Abbott’s stated top priority is a free trade policy with India by the end of next year, which, he said, needs to be “cranked up” and is something the two “can-do PMs” will achieve, but this comes with a close alignment of the two countries’ economic cooperation agenda with their strategic interests. The ambitious framework of security cooperation has 32 actionable points organised under seven heads: annual summit and foreign policy exchanges and coordination; defence policy planning and coordination; counter-terrorism and other transnational crimes; border protection, coast guard, and customs; disarmament, non-proliferation, civil nuclear energy and maritime security; disaster management and peacekeeping; cooperation in regional and multilateral fora.
In his address to the joint session of Australian Parliament, Modi said the two countries do not have to rely on borrowed architecture of the past, “nor do we have the luxury to choose who we work with and who we don’t.” He said India and Australia can play their part by expanding their security cooperation and deepening their international partnerships in the region.
Australia, according to strategic experts, is forging close ties with India — another big Asian country with which it shares the ethos of democracy, freedom, human rights and the rule of law. With Japan and the US, Abbott’s gameplan is to rope in India to form an axis that stitches together its economic and strategic interests. This has not gone unnoticed by the Opposition as well as the media here.
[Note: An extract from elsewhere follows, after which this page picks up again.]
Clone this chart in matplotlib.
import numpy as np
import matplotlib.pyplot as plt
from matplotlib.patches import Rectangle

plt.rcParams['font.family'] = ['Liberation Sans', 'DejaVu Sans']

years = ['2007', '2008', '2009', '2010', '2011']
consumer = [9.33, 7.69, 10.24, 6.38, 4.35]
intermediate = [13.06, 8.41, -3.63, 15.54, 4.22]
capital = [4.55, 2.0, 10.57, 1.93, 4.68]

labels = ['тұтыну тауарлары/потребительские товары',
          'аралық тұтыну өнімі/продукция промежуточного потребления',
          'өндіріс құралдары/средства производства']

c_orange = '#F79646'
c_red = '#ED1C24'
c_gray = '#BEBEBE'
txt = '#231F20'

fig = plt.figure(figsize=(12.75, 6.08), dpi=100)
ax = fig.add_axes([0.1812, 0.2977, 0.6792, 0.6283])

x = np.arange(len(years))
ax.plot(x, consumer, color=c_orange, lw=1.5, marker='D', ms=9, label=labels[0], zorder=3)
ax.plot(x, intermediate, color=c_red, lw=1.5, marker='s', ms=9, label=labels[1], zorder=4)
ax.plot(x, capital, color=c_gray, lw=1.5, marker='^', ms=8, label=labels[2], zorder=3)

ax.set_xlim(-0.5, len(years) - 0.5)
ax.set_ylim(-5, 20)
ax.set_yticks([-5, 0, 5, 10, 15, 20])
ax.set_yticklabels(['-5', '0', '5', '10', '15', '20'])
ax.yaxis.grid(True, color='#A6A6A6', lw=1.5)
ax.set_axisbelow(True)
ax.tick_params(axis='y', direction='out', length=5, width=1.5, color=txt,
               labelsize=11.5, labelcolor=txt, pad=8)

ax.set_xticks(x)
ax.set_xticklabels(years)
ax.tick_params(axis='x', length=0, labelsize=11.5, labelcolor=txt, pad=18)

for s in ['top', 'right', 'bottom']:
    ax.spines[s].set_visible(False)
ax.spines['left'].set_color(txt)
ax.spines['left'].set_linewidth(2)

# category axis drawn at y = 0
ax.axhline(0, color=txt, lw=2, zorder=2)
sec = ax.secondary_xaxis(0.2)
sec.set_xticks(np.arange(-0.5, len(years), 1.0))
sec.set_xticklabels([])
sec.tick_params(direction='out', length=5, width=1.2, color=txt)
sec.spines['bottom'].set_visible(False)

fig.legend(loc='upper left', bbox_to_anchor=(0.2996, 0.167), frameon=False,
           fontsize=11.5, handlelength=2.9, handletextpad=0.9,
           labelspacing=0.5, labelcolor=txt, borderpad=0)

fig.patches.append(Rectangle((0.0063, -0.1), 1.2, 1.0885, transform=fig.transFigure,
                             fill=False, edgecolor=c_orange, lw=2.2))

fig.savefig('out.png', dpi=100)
Bill Shorten, leader of Opposition, told Fairfax, “Our national interests are converging more broadly in the region, and heading that is security.” Melbourne newspaper The Age, which devoted a page to the first visit by an Indian PM in 28 years, said in a report, “This security framework ranks alongside Australia’s deepening ‘quasi-alliance’ with Japan’s rapidly tightening military ties with India, and the strengthening collaboration of all three countries with the United States.”